> **Given entries**:
◆ ◆ ◆

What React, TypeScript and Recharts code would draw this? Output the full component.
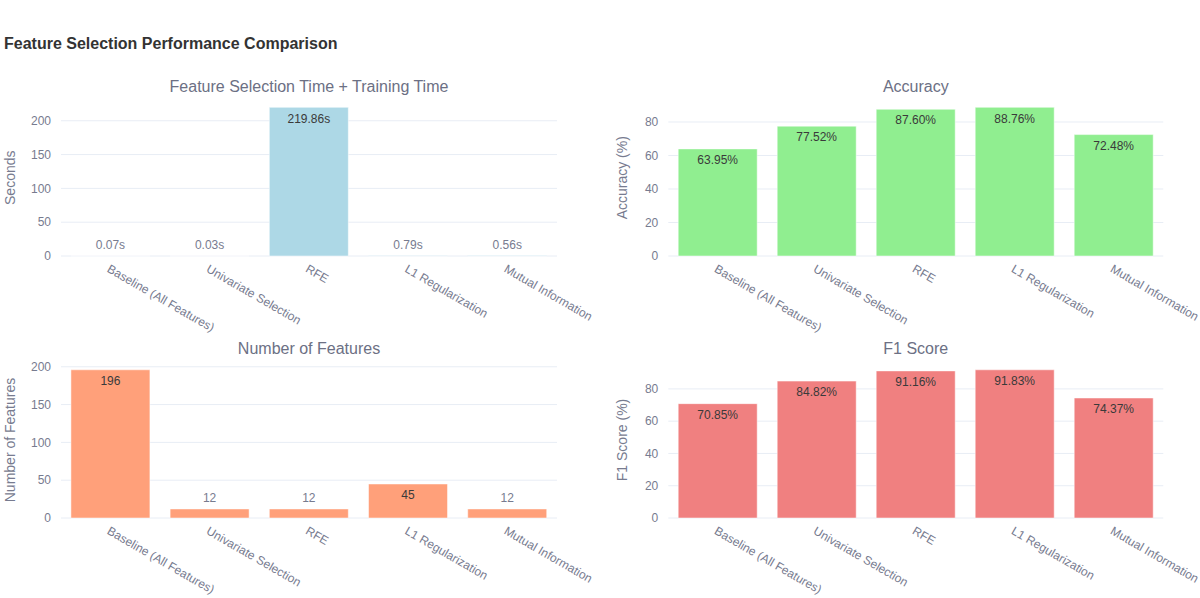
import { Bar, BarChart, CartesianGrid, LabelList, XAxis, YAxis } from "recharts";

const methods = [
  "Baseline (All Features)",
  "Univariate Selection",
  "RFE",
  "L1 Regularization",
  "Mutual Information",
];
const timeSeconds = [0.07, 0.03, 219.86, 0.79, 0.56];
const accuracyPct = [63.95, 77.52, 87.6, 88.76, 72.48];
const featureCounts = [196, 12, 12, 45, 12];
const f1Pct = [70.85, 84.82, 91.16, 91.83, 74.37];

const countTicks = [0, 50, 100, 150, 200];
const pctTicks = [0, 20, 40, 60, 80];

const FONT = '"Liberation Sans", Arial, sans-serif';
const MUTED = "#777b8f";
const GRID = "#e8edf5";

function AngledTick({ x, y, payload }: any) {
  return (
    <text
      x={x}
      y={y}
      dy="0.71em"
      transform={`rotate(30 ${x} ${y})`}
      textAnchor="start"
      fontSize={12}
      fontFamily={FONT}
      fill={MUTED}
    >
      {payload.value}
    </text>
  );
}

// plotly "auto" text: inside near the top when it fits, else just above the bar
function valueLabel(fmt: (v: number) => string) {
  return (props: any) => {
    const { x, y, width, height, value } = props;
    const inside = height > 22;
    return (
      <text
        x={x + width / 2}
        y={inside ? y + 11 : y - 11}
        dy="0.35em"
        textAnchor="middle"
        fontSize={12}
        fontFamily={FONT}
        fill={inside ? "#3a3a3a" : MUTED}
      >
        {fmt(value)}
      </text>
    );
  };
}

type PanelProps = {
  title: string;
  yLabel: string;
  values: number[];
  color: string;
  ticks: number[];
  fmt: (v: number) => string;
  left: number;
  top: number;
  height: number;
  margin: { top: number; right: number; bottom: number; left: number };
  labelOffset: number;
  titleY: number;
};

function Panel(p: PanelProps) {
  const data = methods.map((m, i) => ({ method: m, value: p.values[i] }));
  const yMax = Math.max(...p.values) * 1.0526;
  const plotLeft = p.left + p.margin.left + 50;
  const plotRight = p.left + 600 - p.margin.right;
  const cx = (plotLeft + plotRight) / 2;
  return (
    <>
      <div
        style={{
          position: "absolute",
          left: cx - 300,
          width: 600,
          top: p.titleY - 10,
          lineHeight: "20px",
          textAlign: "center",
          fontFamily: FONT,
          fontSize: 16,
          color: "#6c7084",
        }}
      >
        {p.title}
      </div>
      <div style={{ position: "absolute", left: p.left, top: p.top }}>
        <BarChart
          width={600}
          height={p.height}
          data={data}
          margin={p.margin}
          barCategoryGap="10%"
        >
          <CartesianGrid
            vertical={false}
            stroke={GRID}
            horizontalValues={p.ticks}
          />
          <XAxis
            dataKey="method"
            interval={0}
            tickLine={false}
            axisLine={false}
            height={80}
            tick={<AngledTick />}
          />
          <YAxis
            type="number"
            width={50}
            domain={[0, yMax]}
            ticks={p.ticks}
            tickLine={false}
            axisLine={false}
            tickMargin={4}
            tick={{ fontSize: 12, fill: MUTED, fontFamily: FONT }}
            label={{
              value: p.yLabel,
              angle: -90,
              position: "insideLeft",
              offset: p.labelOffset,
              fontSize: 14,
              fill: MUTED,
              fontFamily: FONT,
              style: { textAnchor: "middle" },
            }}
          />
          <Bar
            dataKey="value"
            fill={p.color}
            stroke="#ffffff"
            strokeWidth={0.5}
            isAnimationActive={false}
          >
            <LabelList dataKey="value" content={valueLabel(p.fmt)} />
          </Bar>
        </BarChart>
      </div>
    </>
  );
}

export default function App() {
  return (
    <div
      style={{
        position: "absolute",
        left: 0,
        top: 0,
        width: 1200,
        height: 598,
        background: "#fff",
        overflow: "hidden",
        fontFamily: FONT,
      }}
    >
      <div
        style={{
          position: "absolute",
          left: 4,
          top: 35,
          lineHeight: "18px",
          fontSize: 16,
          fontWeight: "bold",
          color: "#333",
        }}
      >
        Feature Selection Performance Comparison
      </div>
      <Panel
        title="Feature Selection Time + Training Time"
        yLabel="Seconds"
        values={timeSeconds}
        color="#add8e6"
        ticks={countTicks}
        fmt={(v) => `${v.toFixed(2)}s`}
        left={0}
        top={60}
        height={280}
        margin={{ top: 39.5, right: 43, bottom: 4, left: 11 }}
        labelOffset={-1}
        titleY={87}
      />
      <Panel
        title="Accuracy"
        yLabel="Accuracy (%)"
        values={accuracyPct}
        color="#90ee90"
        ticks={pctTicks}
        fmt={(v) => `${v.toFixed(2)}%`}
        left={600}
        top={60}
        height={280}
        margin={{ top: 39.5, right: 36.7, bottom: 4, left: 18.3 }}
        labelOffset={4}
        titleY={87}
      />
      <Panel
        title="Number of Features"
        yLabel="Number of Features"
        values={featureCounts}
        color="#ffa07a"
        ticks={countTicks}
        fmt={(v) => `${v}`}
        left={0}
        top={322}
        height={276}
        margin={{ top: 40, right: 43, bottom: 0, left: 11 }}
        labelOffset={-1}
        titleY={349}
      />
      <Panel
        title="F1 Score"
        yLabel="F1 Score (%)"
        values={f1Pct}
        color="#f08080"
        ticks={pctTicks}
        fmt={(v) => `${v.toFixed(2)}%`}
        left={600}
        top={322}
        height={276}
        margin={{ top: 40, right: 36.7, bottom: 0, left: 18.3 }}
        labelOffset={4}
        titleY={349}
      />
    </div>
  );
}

◆ ◆ ◆

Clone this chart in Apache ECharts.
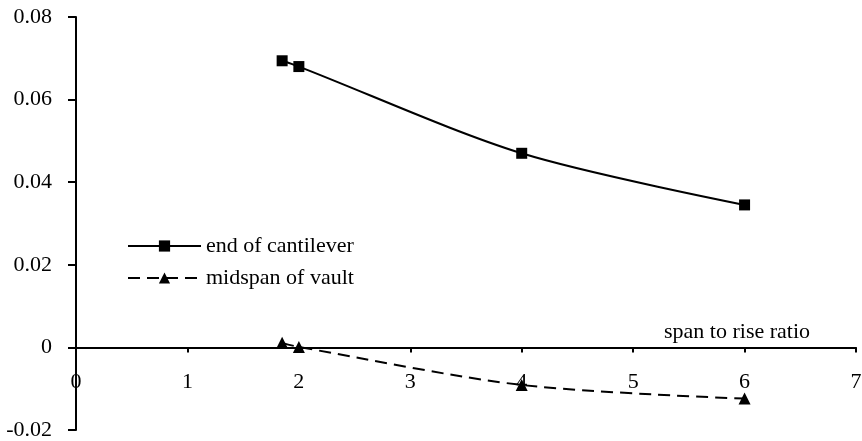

◆ ◆ ◆

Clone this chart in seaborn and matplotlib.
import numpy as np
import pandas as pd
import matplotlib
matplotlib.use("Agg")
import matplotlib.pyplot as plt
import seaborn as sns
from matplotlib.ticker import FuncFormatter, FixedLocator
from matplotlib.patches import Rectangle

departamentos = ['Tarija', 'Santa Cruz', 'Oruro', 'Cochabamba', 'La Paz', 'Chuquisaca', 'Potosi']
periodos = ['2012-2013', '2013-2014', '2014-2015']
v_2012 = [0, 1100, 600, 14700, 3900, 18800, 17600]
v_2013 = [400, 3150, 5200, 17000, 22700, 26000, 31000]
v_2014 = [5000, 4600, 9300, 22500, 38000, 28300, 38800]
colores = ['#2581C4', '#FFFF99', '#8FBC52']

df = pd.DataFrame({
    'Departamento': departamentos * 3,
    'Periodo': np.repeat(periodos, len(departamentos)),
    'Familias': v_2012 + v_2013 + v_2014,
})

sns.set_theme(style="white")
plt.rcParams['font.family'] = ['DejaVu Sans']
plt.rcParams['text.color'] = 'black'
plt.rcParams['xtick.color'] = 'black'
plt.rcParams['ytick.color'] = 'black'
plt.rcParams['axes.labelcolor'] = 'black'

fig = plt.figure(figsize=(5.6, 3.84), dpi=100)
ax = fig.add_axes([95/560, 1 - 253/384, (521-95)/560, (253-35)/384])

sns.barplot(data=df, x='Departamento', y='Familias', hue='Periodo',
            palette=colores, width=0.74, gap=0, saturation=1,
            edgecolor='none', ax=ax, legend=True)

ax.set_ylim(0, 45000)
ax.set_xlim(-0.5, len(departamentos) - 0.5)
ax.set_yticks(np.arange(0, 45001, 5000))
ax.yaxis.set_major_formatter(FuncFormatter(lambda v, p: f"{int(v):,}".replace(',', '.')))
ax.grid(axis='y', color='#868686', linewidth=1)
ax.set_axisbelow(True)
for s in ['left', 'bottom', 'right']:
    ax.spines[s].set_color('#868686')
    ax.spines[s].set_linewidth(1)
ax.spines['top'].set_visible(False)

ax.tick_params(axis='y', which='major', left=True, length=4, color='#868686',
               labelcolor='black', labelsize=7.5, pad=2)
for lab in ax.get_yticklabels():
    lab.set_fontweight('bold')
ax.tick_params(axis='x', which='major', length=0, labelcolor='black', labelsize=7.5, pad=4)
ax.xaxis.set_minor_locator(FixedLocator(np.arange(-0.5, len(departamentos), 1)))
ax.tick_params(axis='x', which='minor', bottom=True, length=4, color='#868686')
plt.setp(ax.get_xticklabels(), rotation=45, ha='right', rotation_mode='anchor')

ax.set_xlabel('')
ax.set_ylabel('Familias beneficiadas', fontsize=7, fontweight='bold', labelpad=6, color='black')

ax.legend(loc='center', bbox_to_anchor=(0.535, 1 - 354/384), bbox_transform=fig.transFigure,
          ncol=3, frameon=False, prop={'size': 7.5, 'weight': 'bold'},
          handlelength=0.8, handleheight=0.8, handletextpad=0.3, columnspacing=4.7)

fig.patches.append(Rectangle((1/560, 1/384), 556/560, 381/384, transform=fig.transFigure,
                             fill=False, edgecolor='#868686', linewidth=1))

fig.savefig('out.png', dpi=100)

◆ ◆ ◆

> **What is asked**:
In the entries above, identify every line with the string "matplotlib".

> **Problem solution**:
Clone this chart in seaborn and matplotlib.
import matplotlib
matplotlib.use("Agg")
import matplotlib.pyplot as plt
from matplotlib.ticker import FuncFormatter, FixedLocator
from matplotlib.patches import Rectangle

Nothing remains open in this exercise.